Realistic Case: You’re a mid-career professional seeking advancement. You attend a solid tier-2 program. You see 10-year earnings increase of $150,000-$200,000. ROI: Good.

Questionable Case: You’re pursuing an MBA because you feel you “should.” You pick a mid-tier program because of cost. You don’t actively leverage the network. You see minimal career acceleration. ROI: Poor.

The variance is huge. Success depends on why you pursue it, which program you choose, and how actively you leverage it.

Practical Next Steps

If Considering an MBA:

  1. Research 5-10 programs matching your goals
  2. Talk to 3-5 alumni from each program
  3. Calculate realistic ROI for your situation
  4. Consider alternatives (specialized degree, executive education, bootcamps)
  5. Make decision based on analysis, not emotion

If Applying:

  1. Take the GMAT/GRE seriously (affects program tier)
  2. Write essays showing specific career goals
  3. Interview well—demonstrating self-awareness and purpose
  4. Negotiate scholarships (many programs offer 50%+ tuition discounts)

If Enrolled:

  1. Prioritize networking actively
  2. Find a mentor early
  3. Engage with career services
  4. Build genuine relationships in your cohort
  5. Start job search/advancement conversations 6 months before graduation

Conclusion

Is an online MBA worth it in 2026? For the right person in the right situation with the right program, absolutely. The credentials are legitimate, the value is real, and the ROI can be substantial.

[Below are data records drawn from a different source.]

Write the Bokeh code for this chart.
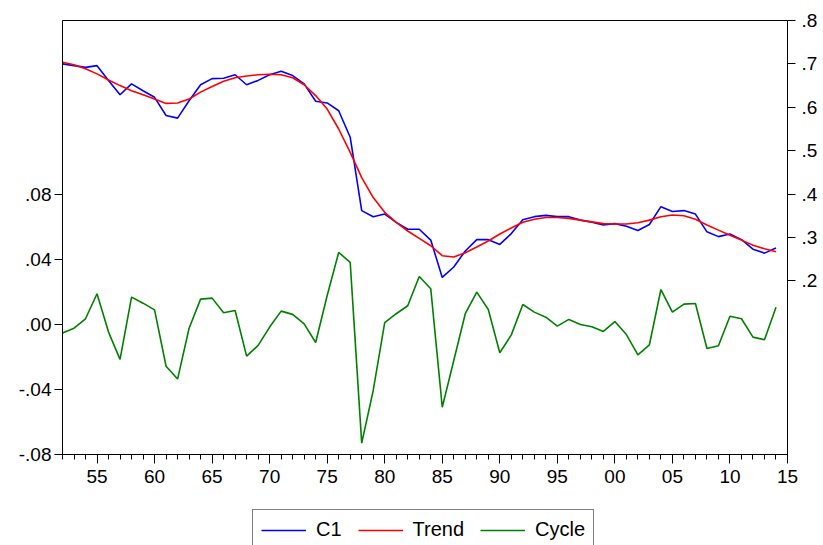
from bokeh.plotting import figure
from bokeh.layouts import column
from bokeh.models import Range1d, LinearAxis, FixedTicker, Legend, LegendItem
from bokeh.embed import file_html
from bokeh.resources import INLINE

years = list(range(1952, 2015))

c1 = [0.700, 0.696, 0.692, 0.696, 0.662, 0.629, 0.654, 0.638, 0.623, 0.581,
      0.575, 0.615, 0.652, 0.666, 0.667, 0.675, 0.652, 0.662, 0.675, 0.683,
      0.673, 0.654, 0.614, 0.610, 0.592, 0.531, 0.362, 0.348, 0.354, 0.335,
      0.319, 0.319, 0.294, 0.208, 0.232, 0.269, 0.295, 0.295, 0.284, 0.309,
      0.341, 0.348, 0.351, 0.348, 0.348, 0.340, 0.335, 0.329, 0.332, 0.326,
      0.316, 0.330, 0.371, 0.360, 0.362, 0.354, 0.313, 0.302, 0.308, 0.295,
      0.273, 0.264, 0.276]

trend = [0.704, 0.698, 0.689, 0.677, 0.663, 0.650, 0.638, 0.629, 0.619, 0.609,
         0.610, 0.619, 0.635, 0.648, 0.660, 0.668, 0.672, 0.675, 0.676, 0.675,
         0.668, 0.652, 0.627, 0.596, 0.550, 0.496, 0.438, 0.392, 0.358, 0.335,
         0.315, 0.298, 0.281, 0.258, 0.255, 0.265, 0.278, 0.292, 0.308, 0.322,
         0.335, 0.342, 0.346, 0.346, 0.344, 0.340, 0.336, 0.332, 0.331, 0.331,
         0.334, 0.340, 0.348, 0.352, 0.350, 0.342, 0.329, 0.317, 0.305, 0.294,
         0.282, 0.274, 0.267]

cycle = [-0.0053, -0.0023, 0.0035, 0.0189, -0.0047, -0.0215, 0.0168, 0.0131, 0.0090, -0.0257,
         -0.0336, -0.0023, 0.0156, 0.0162, 0.0072, 0.0086, -0.0195, -0.0129, -0.0016, 0.0082,
         0.0062, 0.0004, -0.0111, 0.0178, 0.0443, 0.0382, -0.0730, -0.0406, 0.0012, 0.0066,
         0.0115, 0.0295, 0.0220, -0.0509, -0.0222, 0.0066, 0.0199, 0.0092, -0.0174, -0.0064,
         0.0123, 0.0076, 0.0045, -0.0010, 0.0031, 0.0000, -0.0014, -0.0043, 0.0018, -0.0062,
         -0.0187, -0.0125, 0.0215, 0.0076, 0.0125, 0.0129, -0.0148, -0.0131, 0.0051, 0.0035,
         -0.0078, -0.0094, 0.0106]

x_ticks = [1955, 1960, 1965, 1970, 1975, 1980, 1985, 1990, 1995, 2000, 2005, 2010, 2015]
x_labels = ["55", "60", "65", "70", "75", "80", "85", "90", "95", "00", "05", "10", "15"]
left_ticks = [-0.08, -0.04, 0.0, 0.04, 0.08]
left_labels = ["-.08", "-.04", ".00", ".04", ".08"]
right_ticks = [0.2, 0.3, 0.4, 0.5, 0.6, 0.7, 0.8]
right_labels = [".2", ".3", ".4", ".5", ".6", ".7", ".8"]
series_names = ["C1", "Trend", "Cycle"]
series_colors = ["#0000FF", "#FF0000", "#008000"]

FONT = "'Liberation Sans', Arial, sans-serif"
FS = "19px"

p = figure(width=820, height=494, output_backend="svg", toolbar_location=None,
           x_range=Range1d(1952, 2015), y_range=Range1d(-0.08, 0.187),
           min_border_left=62, min_border_top=20, min_border_right=32, min_border_bottom=40,
           background_fill_color="white", border_fill_color="white")
p.extra_y_ranges = {"right": Range1d(-0.2, 0.8)}
p.xgrid.visible = False
p.ygrid.visible = False
p.outline_line_color = "black"
p.outline_line_width = 1

xa = p.xaxis[0]
xa.ticker = FixedTicker(ticks=x_ticks, minor_ticks=list(range(1952, 2016)))
xa.major_label_overrides = {t: l for t, l in zip(x_ticks, x_labels)}
ya = p.yaxis[0]
ya.ticker = FixedTicker(ticks=left_ticks, minor_ticks=[])
ya.major_label_overrides = {t: l for t, l in zip(left_ticks, left_labels)}
ra = LinearAxis(y_range_name="right", ticker=FixedTicker(ticks=right_ticks, minor_ticks=[]))
ra.major_label_overrides = {t: l for t, l in zip(right_ticks, right_labels)}
p.add_layout(ra, "right")

for ax in (xa, ya, ra):
    ax.axis_line_color = "black"
    ax.major_tick_line_color = "black"
    ax.minor_tick_line_color = "black"
    ax.major_tick_in = 0
    ax.minor_tick_in = 0
    ax.major_label_text_font = FONT
    ax.major_label_text_font_size = FS
    ax.major_label_text_color = "black"
xa.major_tick_out = 9
xa.minor_tick_out = 5
xa.major_label_standoff = 6
ya.major_tick_out = 8
ya.minor_tick_out = 0
ya.major_label_standoff = 3
ra.major_tick_out = 8
ra.minor_tick_out = 0
ra.major_label_standoff = 6

p.line(years, c1, color=series_colors[0], line_width=1.6, y_range_name="right")
p.line(years, trend, color=series_colors[1], line_width=1.6, y_range_name="right")
p.line(years, cycle, color=series_colors[2], line_width=1.6)

# legend strip below the chart (its frame is aligned with the chart frame by the column)
lg = figure(width=820, height=51, output_backend="svg", toolbar_location=None,
            x_range=Range1d(0, 1), y_range=Range1d(0, 1),
            x_axis_location=None, y_axis_location=None,
            min_border=0, min_border_left=0, min_border_right=0,
            min_border_top=0, min_border_bottom=0,
            background_fill_color="white", border_fill_color="white")
lg.grid.visible = False
lg.outline_line_color = None
lr1 = lg.line(years, c1, color=series_colors[0], line_width=1.6)
lr2 = lg.line(years, trend, color=series_colors[1], line_width=1.6)
lr3 = lg.line(years, cycle, color=series_colors[2], line_width=1.6)

legend = Legend(items=[LegendItem(label=series_names[0], renderers=[lr1]),
                       LegendItem(label=series_names[1], renderers=[lr2]),
                       LegendItem(label=series_names[2], renderers=[lr3])],
                orientation="horizontal", location=(190, -5),
                label_text_font=FONT, label_text_font_size="20px", label_text_color="black",
                glyph_width=45, glyph_height=16, label_height=16,
                label_standoff=10, spacing=16, padding=8, margin=0,
                border_line_color="black", border_line_width=1,
                background_fill_alpha=1.0)
lg.add_layout(legend, "center")

layout = column(p, lg, spacing=0)
open("out.html", "w").write(file_html(layout, INLINE))
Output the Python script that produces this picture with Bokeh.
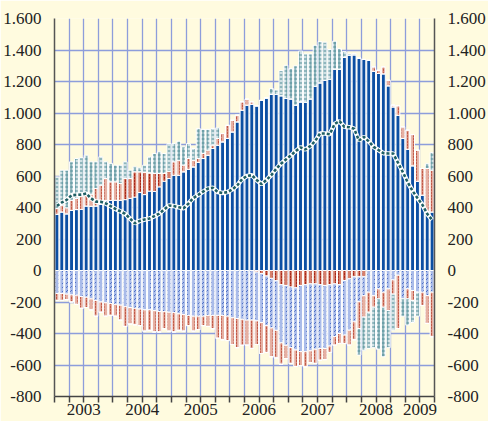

But for many people, alternative paths—specialized master’s degrees, executive education, bootcamps, or focused work experience—deliver better value at lower cost.

Your MBA decision should be data-driven, goal-focused, and ruthlessly honest about alternatives. Don’t pursue it for external validation or because others expect it. Pursue it because you’ve calculated genuine value for your specific situation.

Make the decision with eyes open. The MBA market benefits from informed, intentional buyers—not desperate credential-chasers. Be the former.